I have always thought that R v Mann, 2004 SCC 52, [2004] 3 SCR 59 required reasonable grounds to suspect the existence of facts that made necessary an unwarranted search of a person who had not been arrested. See the heading to my comment on that case on 26 August 2004.

The minority in MacDonald thought that too, as had other Canadian courts in decisions mentioned in their judgment.

Importantly, the minority focus [68]-[69] on the phrase in Mann “...reasonable grounds to believe that his or her safety or that of others is at risk ...” and at [70] conclude:

“The language of Mann thus appears to stack a probability on top of a possibility — a chance upon a chance.  In other words, Mann says a safety search is justified if it is probable that something might happen, not that it is probable that something will happen.  As this Court only recently explained, the former is the language of “reasonable suspicion” (R. v. MacKenzie, 2013 SCC 50 (CanLII), 2013 SCC 50, at para. 74).  The latter is the language of “reasonable and probable grounds”.”
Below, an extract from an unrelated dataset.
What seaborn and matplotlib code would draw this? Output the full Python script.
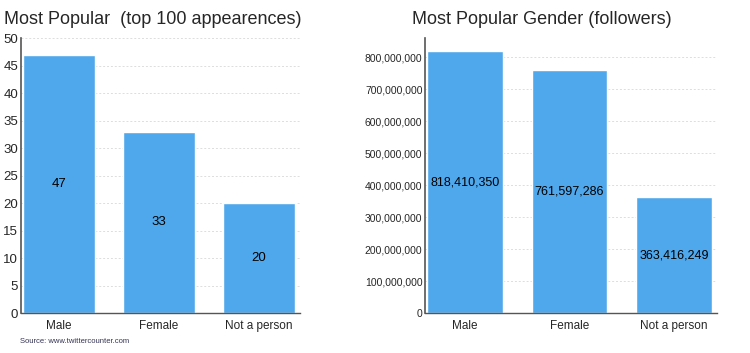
import seaborn as sns
import pandas as pd
import matplotlib.pyplot as plt
from matplotlib.ticker import MultipleLocator, FuncFormatter

# values
categories = ["Male", "Female", "Not a person"]
appearances = [47, 33, 20]
followers = [818410350, 761597286, 363416249]

bar_color = "#4FA8EC"

sns.set_theme(style="white")
plt.rcParams['font.family'] = ['Liberation Sans', 'DejaVu Sans']

fig = plt.figure(figsize=(7.5, 3.53), dpi=100)
ax1 = fig.add_axes([0.028, 0.113, 0.372, 0.779])
ax2 = fig.add_axes([0.567, 0.113, 0.389, 0.779])

df1 = pd.DataFrame({"cat": categories, "val": appearances})
df2 = pd.DataFrame({"cat": categories, "val": followers})

sns.barplot(data=df1, x="cat", y="val", color=bar_color, saturation=1, width=0.72, ax=ax1)
sns.barplot(data=df2, x="cat", y="val", color=bar_color, saturation=1, width=0.72, ax=ax2)

def style(ax, ysize):
    ax.set_xlabel("")
    ax.set_ylabel("")
    ax.set_xlim(-0.38, 2.41)
    for s in ["top", "right"]:
        ax.spines[s].set_visible(False)
    ax.spines["left"].set_color("#555555")
    ax.spines["bottom"].set_color("#555555")
    ax.spines["left"].set_linewidth(1.2)
    ax.spines["bottom"].set_linewidth(1.0)
    ax.spines["bottom"].set_linestyle((0, (1, 1)))
    ax.yaxis.grid(True, color="#dddddd", linestyle=(0, (2, 2)), linewidth=0.7)
    ax.set_axisbelow(True)
    ax.tick_params(axis="y", labelsize=ysize, pad=2, length=0)
    ax.tick_params(axis="x", labelsize=8.5, pad=5, length=0)

style(ax1, 9.5)
style(ax2, 7.5)

ax1.set_ylim(0, 50)
ax1.yaxis.set_major_locator(MultipleLocator(5))
ax2.set_ylim(0, 860e6)
ax2.yaxis.set_major_locator(MultipleLocator(100e6))
ax2.yaxis.set_major_formatter(FuncFormatter(lambda v, p: f"{int(v):,}"))

for i, v in enumerate(appearances):
    ax1.text(i, v / 2, str(v), ha="center", va="center", fontsize=9.5, color="black")
for i, v in enumerate(followers):
    ax2.text(i, v / 2, f"{v:,}", ha="center", va="center", fontsize=9, color="black")

fig.text(0.005, 0.944, "Most Popular  (top 100 appearences)", fontsize=13, ha="left", va="center")
fig.text(0.549, 0.944, "Most Popular Gender (followers)", fontsize=13, ha="left", va="center")
fig.text(0.027, 0.032, "Source: www.twittercounter.com", fontsize=5.5, color="#333355", ha="left", va="center")

plt.savefig("out.png", dpi=100)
I mentioned MacKenzie here on 3 October 2013.

Further, the facts of MacDonald plainly show that the officer here did entertain a suspicion, not a belief [85], and that this was objectively a reasonable suspicion but it would not have amounted to a reasonable belief [83].

Judicial decisions are not always the best way to develop the law, as the minority note [90]:

“In the end, this case illustrates the danger of leaving police powers to be developed in a piecemeal fashion by the courts.  Today, our colleagues impose a standard requiring that an officer have reasonable grounds to believe an individual is armed and dangerous before a “safety search” is authorized, effectively overturning the search power recognized in Mann and a decade of subsequent jurisprudence in the process.”

When I noted Mann, nearly 10 years ago, our legislation required reasonable grounds to believe in the context of a warrantless search for an offensive weapon, but now this has changed to reasonable grounds to suspect: s 27 Search and Surveillance Act 2012. The Act, although in some respects controversial, is at least rational.